[Begin Dataset excerpts]
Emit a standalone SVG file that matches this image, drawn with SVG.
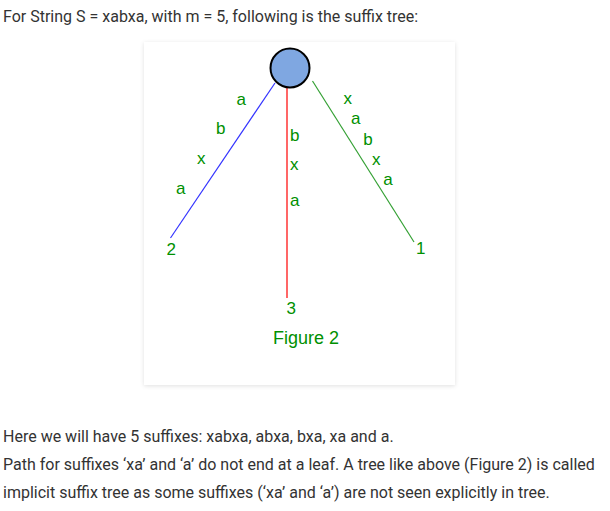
<svg xmlns="http://www.w3.org/2000/svg" width="610" height="511" viewBox="0 0 610 511">
<style>
.body{font-family:Roboto,"Liberation Sans",sans-serif;font-size:16px;fill:#333333}
.lbl{font-family:"Liberation Sans",Arial,sans-serif;font-size:17px;fill:#009000}
.cap{font-family:"Liberation Sans",Arial,sans-serif;font-size:18px;fill:#009000}
.edge{fill:none;stroke-width:1.2}
</style>
<defs>
<filter id="sh" x="-10%" y="-10%" width="120%" height="120%">
<feDropShadow dx="0" dy="1" stdDeviation="2" flood-color="#000" flood-opacity="0.12"/>
</filter>
</defs>
<rect width="610" height="511" fill="#ffffff"/>
<text class="body" x="3" y="22">For String S = xabxa, with m = 5, following is the suffix tree:</text>
<rect id="panel" x="144" y="42" width="311" height="343" fill="#ffffff" filter="url(#sh)"/>
<g id="connectors">
<line class="edge" x1="275" y1="83" x2="170.5" y2="238" stroke="#3333ff"/>
<line class="edge" x1="287" y1="88" x2="287" y2="298" stroke="#ff0000"/>
<line class="edge" x1="312.5" y1="81" x2="414" y2="242" stroke="#33a033"/>
</g>
<g id="root">
<circle cx="290" cy="68" r="19.5" fill="#7fa7e1" stroke="#000" stroke-width="2"/>
</g>
<g id="edge-labels">
<text class="lbl" x="236.5" y="105">a</text>
<text class="lbl" x="216" y="134.3">b</text>
<text class="lbl" x="197" y="164">x</text>
<text class="lbl" x="176" y="194.3">a</text>
<text class="lbl" x="290" y="140.7">b</text>
<text class="lbl" x="290" y="170">x</text>
<text class="lbl" x="290" y="206">a</text>
<text class="lbl" x="343.5" y="104.3">x</text>
<text class="lbl" x="351" y="124.3">a</text>
<text class="lbl" x="363.3" y="145">b</text>
<text class="lbl" x="372" y="165">x</text>
<text class="lbl" x="383.3" y="185">a</text>
</g>
<g id="leaf2"><text class="lbl" x="166.5" y="255">2</text></g>
<g id="leaf3"><text class="lbl" x="286.5" y="314.3">3</text></g>
<g id="leaf1"><text class="lbl" x="416" y="254.3">1</text></g>
<text class="cap" x="306" y="344" text-anchor="middle">Figure 2</text>
<text class="body" x="3" y="442.3">Here we will have 5 suffixes: xabxa, abxa, bxa, xa and a.</text>
<text class="body" x="3" y="470">Path for suffixes ‘xa’ and ‘a’ do not end at a leaf. A tree like above (Figure 2) is called</text>
<text class="body" x="3" y="497.7">implicit suffix tree as some suffixes (‘xa’ and ‘a’) are not seen explicitly in tree.</text>
</svg>
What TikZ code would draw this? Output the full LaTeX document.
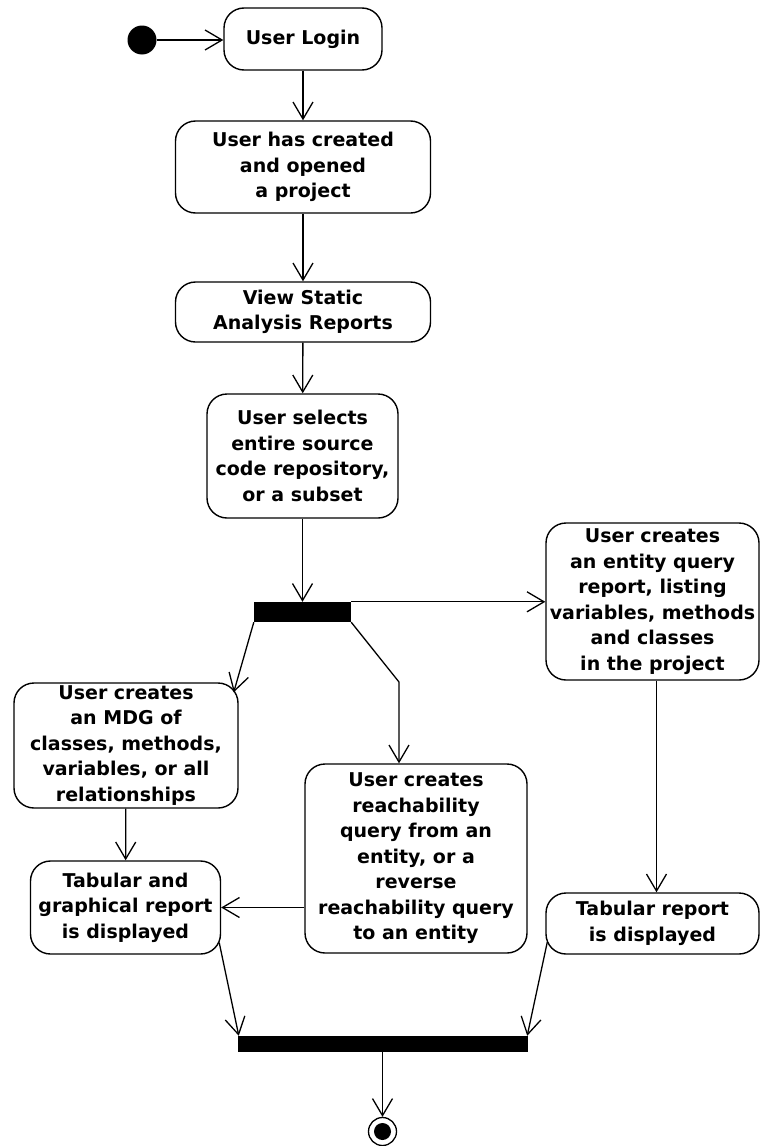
\documentclass[tikz,border=0pt]{standalone}
\usepackage{fontspec}
\setmainfont{DejaVu Sans}
\usetikzlibrary{arrows.meta}
\begin{document}
\begin{tikzpicture}[x=1pt,y=-1pt,
  act/.style={draw, line width=1.4pt, rounded corners=20pt, align=center,
    inner sep=0pt, font=\fontsize{19}{25.5}\selectfont\bfseries},
  syncbar/.style={fill=black, draw=none, inner sep=0pt},
  flow/.style={line width=1.3pt,
    -{Straight Barb[length=17pt,width=20pt,line width=1.3pt]}},
  plain/.style={line width=1.3pt}
]
\useasboundingbox (0,0) rectangle (760,1146);

% start and end markers
\node[circle, fill=black, inner sep=0pt, minimum size=29pt] (init) at (142,40) {};
\node[circle, draw, line width=1.3pt, fill=white, inner sep=0pt, minimum size=28pt] (final) at (382.5,1131.5) {};
\node[circle, fill=black, inner sep=0pt, minimum size=17pt] (finaldot) at (final.center) {};

% activities
\node[act, minimum width=158pt, minimum height=62pt] (login) at (303,39) {User Login};
\node[act, minimum width=255pt, minimum height=92pt] (created) at (303,167)
  {User has created\\and opened\\a project};
\node[act, minimum width=255pt, minimum height=60pt] (view) at (303,312)
  {View Static\\Analysis Reports};
\node[act, minimum width=191pt, minimum height=124pt] (selects) at (302.5,456)
  {User selects\\entire source\\code repository,\\or a subset};
\node[act, minimum width=213pt, minimum height=157pt] (entity) at (652.5,601.5)
  {User creates\\an entity query\\report, listing\\variables, methods\\and classes\\in the project};
\node[act, minimum width=224pt, minimum height=125pt] (mdg) at (126,745.5)
  {User creates\\an MDG of\\classes, methods,\\variables, or all\\relationships};
\node[act, minimum width=222pt, minimum height=189pt] (reach) at (416,858.5)
  {User creates\\reachability\\query from an\\entity, or a\\reverse\\reachability query\\to an entity};
\node[act, minimum width=190pt, minimum height=93pt] (tabgraph) at (125.5,907.5)
  {Tabular and\\graphical report\\is displayed};
\node[act, minimum width=213pt, minimum height=61pt] (tabrep) at (652.5,923.5)
  {Tabular report\\is displayed};

% fork and join bars
\node[syncbar, minimum width=97pt, minimum height=20pt] (fork) at (302.5,612) {};
\node[syncbar, minimum width=290pt, minimum height=16pt] (join) at (383,1044) {};

% control flow
\draw[flow] (init) -- (init -| login.west);
\draw[flow] (login) -- (created);
\draw[flow] (created) -- (view);
\draw[flow] (view) -- (selects);
\draw[flow] (selects) -- (fork);
\draw[flow] (fork.north east) -- (fork.north east -| entity.west);
\draw[flow] (fork.south west) -- ([shift={(-5,10)}]mdg.north east);
\coordinate (bendR) at (399,682);
\draw[flow] (fork.south east) -- (bendR) -- (bendR |- reach.north);
\draw[flow] (mdg) -- (tabgraph);
\draw[flow] (reach.west |- tabgraph.east) -- (tabgraph.east);
\draw[flow] ([xshift=4pt]entity.south) -- ([xshift=4pt]tabrep.north);
\draw[flow] ([shift={(-2,35)}]tabgraph.east) -- ([xshift=1pt]join.north west);
\draw[flow] ([shift={(2,18.5)}]tabrep.west) -- ([xshift=-1pt]join.north east);
\draw[flow] (join.south -| final) -- (final.north);
\end{tikzpicture}
\end{document}
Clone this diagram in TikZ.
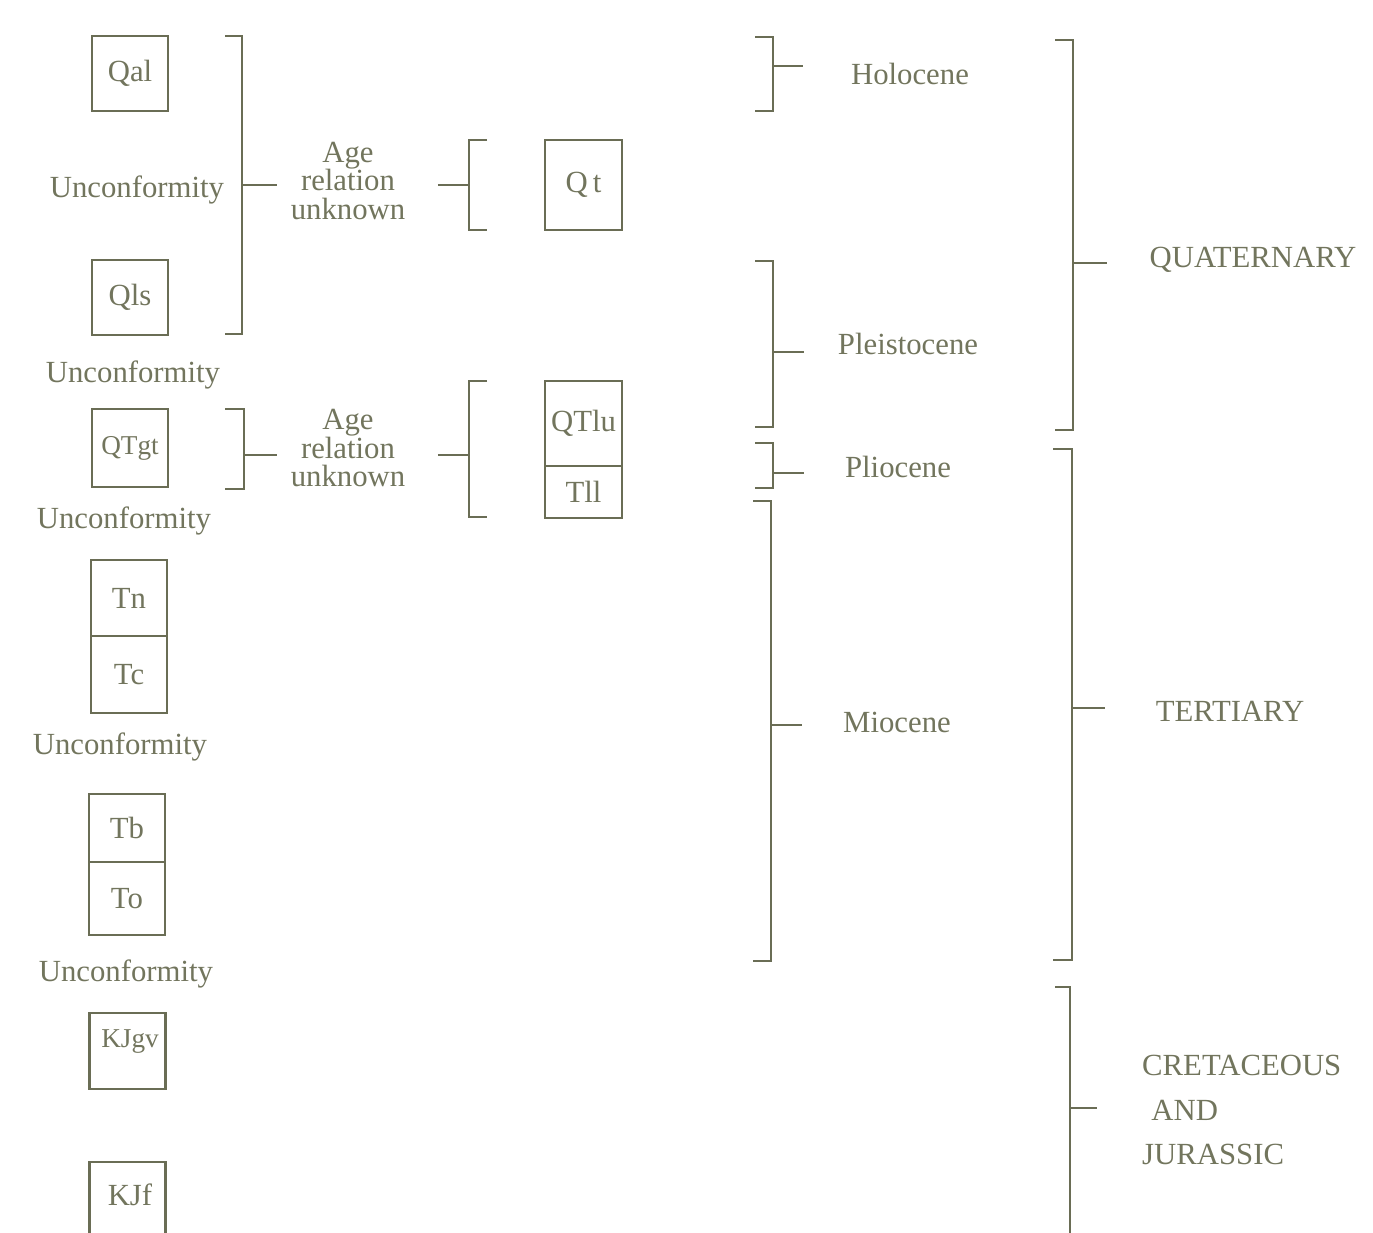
\documentclass[tikz,border=0pt]{standalone}
\usepackage{fontspec}
\setmainfont{Liberation Serif}
\usepackage{tikz}
\usetikzlibrary{positioning}
\definecolor{figOlive}{HTML}{6A6D55}
\definecolor{figText}{HTML}{72755D}

\begin{document}
\begin{tikzpicture}[x=0.02cm, y=-0.02cm,
  every node/.style={font=\fontsize{17.5}{16.5}\selectfont, text=figText},
  unit/.style={draw=figOlive, line width=1.6pt, minimum width=1.52cm,
             inner sep=0pt, outer sep=0pt},
  smallunit/.style={font=\fontsize{15.5}{15.5}\selectfont},
  agebox/.style={align=center, font=\fontsize{17.5}{16.5}\selectfont},
  brk/.style={draw=figOlive, line width=1.6pt},
]
\useasboundingbox (0,0) rectangle (1373,1233);

% Map units, left column
\node[unit, minimum height=1.5cm] (qal) at (130,73.5) {Qal};
\node (unc1) at (137,190) {Unconformity};
\node[unit, minimum height=1.5cm] (qls) at (130,297.5) {Qls};
\node (unc2) at (133,375) {Unconformity};
\node[unit, smallunit, minimum height=1.56cm] (qtgt) at (130,448) {QTgt};
\node (unc3) at (124,521) {Unconformity};
\node[unit, minimum height=1.52cm] (tn) at (129,598) {Tn};
\node[unit, minimum height=1.54cm, below=0pt of tn] (tc) {Tc};
\node (unc4) at (120,747) {Unconformity};
\node[unit, minimum height=1.36cm] (tb) at (127,828) {Tb};
\node[unit, minimum height=1.46cm, below=0pt of tb] (to) {To};
\node (unc5) at (126,974) {Unconformity};
\node[unit, minimum height=1.52cm] (kjgv) at (127.5,1051) {};
\node[smallunit] (kjgvlbl) at (130,1042) {KJgv};
\node[unit, minimum height=2cm] (kjf) at (127.5,1212) {};
\node (kjflbl) at (130,1195) {KJf};

% Map units, middle column
\node[unit, minimum width=1.54cm, minimum height=1.8cm] (qt) at (583.5,185) {Q\,t};
\node[unit, minimum width=1.54cm, minimum height=1.7cm] (qtlu) at (583.5,423.5) {QTlu};
\node[unit, minimum width=1.54cm, minimum height=1.04cm, below=0pt of qtlu] (tll) {Tll};

\node[agebox] (age1) at (348,181) {Age\\relation\\unknown};
\node[agebox] (age2) at (348,448) {Age\\relation\\unknown};

% Epochs and periods
\node (holo) at (910,74) {Holocene};
\node (pleist) at (908,344) {Pleistocene};
\node (plio) at (898,467) {Pliocene};
\node (mio) at (897,722) {Miocene};
\node (quat) at (1253,260) {QUATERNARY};
\node (tert) at (1230,711) {TERTIARY};
\node[align=left, anchor=west, font=\fontsize{17.5}{25.5}\selectfont] (cret) at (1136,1110)
  {CRETACEOUS\\\hspace{0.3em}AND\\JURASSIC};

% Brackets
\draw[brk] (225,36) -| (242,334) -- (225,334);
\draw[brk] (487,140) -| (469,230) -- (487,230);
\draw[brk] (225,409) -| (244,489) -- (225,489);
\draw[brk] (487,381) -| (469,517) -- (487,517);
\draw[brk] (755,37) -| (773,111) -- (755,111);
\draw[brk] (755,261) -| (773,427) -- (755,427);
\draw[brk] (755,443) -| (773,488) -- (755,488);
\draw[brk] (753,501) -| (771,961) -- (753,961);
\draw[brk] (1055,40) -| (1073,430) -- (1055,430);
\draw[brk] (1053,449) -| (1072,960) -- (1053,960);
\draw[brk] (1055,987) -| (1070,1245);

% Ticks from brackets to labels
\coordinate (b1) at (242,185);
\coordinate (b2) at (469,185);
\coordinate (b3) at (244,455);
\coordinate (b4) at (469,455);
\coordinate (bholo) at (773,66);
\coordinate (bpleist) at (773,352);
\coordinate (bplio) at (773,473);
\coordinate (bmio) at (771,725);
\coordinate (bquat) at (1073,263);
\coordinate (btert) at (1072,708);
\coordinate (bcret) at (1070,1108);

\draw[brk, shorten >=4.5pt] (b1) -- (b1 -| age1.west);
\draw[brk, shorten <=15pt] (b2 -| age1.east) -- (b2);
\draw[brk, shorten >=4.5pt] (b3) -- (b3 -| age2.west);
\draw[brk, shorten <=15pt] (b4 -| age2.east) -- (b4);
\draw[brk, shorten >=24pt] (bholo) -- (bholo -| holo.west);
\draw[brk, shorten >=16pt] (bpleist) -- (bpleist -| pleist.west);
\draw[brk, shorten >=20pt] (bplio) -- (bplio -| plio.west);
\draw[brk, shorten >=20pt] (bmio) -- (bmio -| mio.west);
\draw[brk, shorten >=21pt] (bquat) -- (bquat -| quat.west);
\draw[brk, shorten >=25.5pt] (btert) -- (btert -| tert.west);
\draw[brk, shorten >=22pt] (bcret) -- (bcret -| cret.west);

\end{tikzpicture}
\end{document}
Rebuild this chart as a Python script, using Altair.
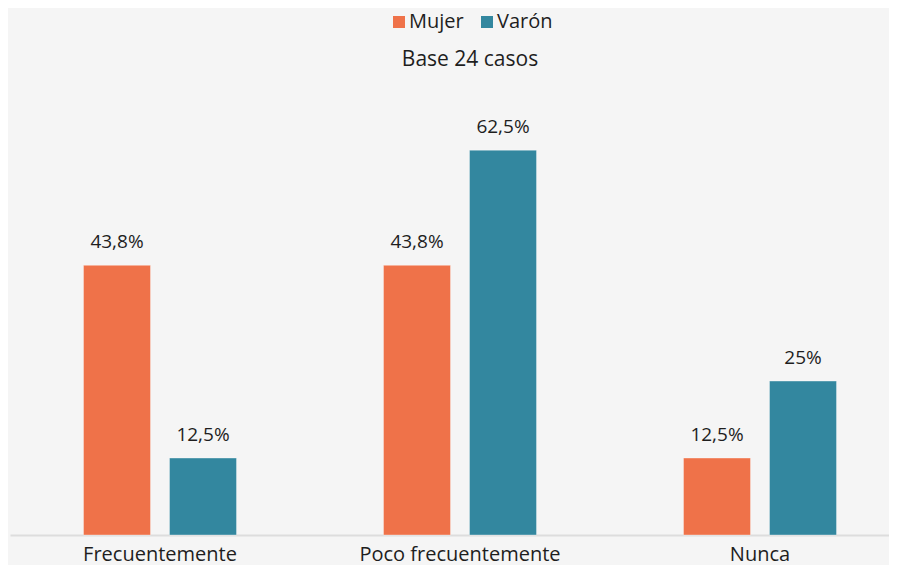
[End Dataset excerpts]
[Aim of the exercise] Retype exactly the lines from the one with "Clone this diagram in TikZ." through the one with "(kjflbl) at (130,1195)", both included, and nothing else; leave out the pictures.

[Solution to this exercise]
Clone this diagram in TikZ.
\documentclass[tikz,border=0pt]{standalone}
\usepackage{fontspec}
\setmainfont{Liberation Serif}
\usepackage{tikz}
\usetikzlibrary{positioning}
\definecolor{figOlive}{HTML}{6A6D55}
\definecolor{figText}{HTML}{72755D}

\begin{document}
\begin{tikzpicture}[x=0.02cm, y=-0.02cm,
  every node/.style={font=\fontsize{17.5}{16.5}\selectfont, text=figText},
  unit/.style={draw=figOlive, line width=1.6pt, minimum width=1.52cm,
             inner sep=0pt, outer sep=0pt},
  smallunit/.style={font=\fontsize{15.5}{15.5}\selectfont},
  agebox/.style={align=center, font=\fontsize{17.5}{16.5}\selectfont},
  brk/.style={draw=figOlive, line width=1.6pt},
]
\useasboundingbox (0,0) rectangle (1373,1233);

% Map units, left column
\node[unit, minimum height=1.5cm] (qal) at (130,73.5) {Qal};
\node (unc1) at (137,190) {Unconformity};
\node[unit, minimum height=1.5cm] (qls) at (130,297.5) {Qls};
\node (unc2) at (133,375) {Unconformity};
\node[unit, smallunit, minimum height=1.56cm] (qtgt) at (130,448) {QTgt};
\node (unc3) at (124,521) {Unconformity};
\node[unit, minimum height=1.52cm] (tn) at (129,598) {Tn};
\node[unit, minimum height=1.54cm, below=0pt of tn] (tc) {Tc};
\node (unc4) at (120,747) {Unconformity};
\node[unit, minimum height=1.36cm] (tb) at (127,828) {Tb};
\node[unit, minimum height=1.46cm, below=0pt of tb] (to) {To};
\node (unc5) at (126,974) {Unconformity};
\node[unit, minimum height=1.52cm] (kjgv) at (127.5,1051) {};
\node[smallunit] (kjgvlbl) at (130,1042) {KJgv};
\node[unit, minimum height=2cm] (kjf) at (127.5,1212) {};
\node (kjflbl) at (130,1195) {KJf};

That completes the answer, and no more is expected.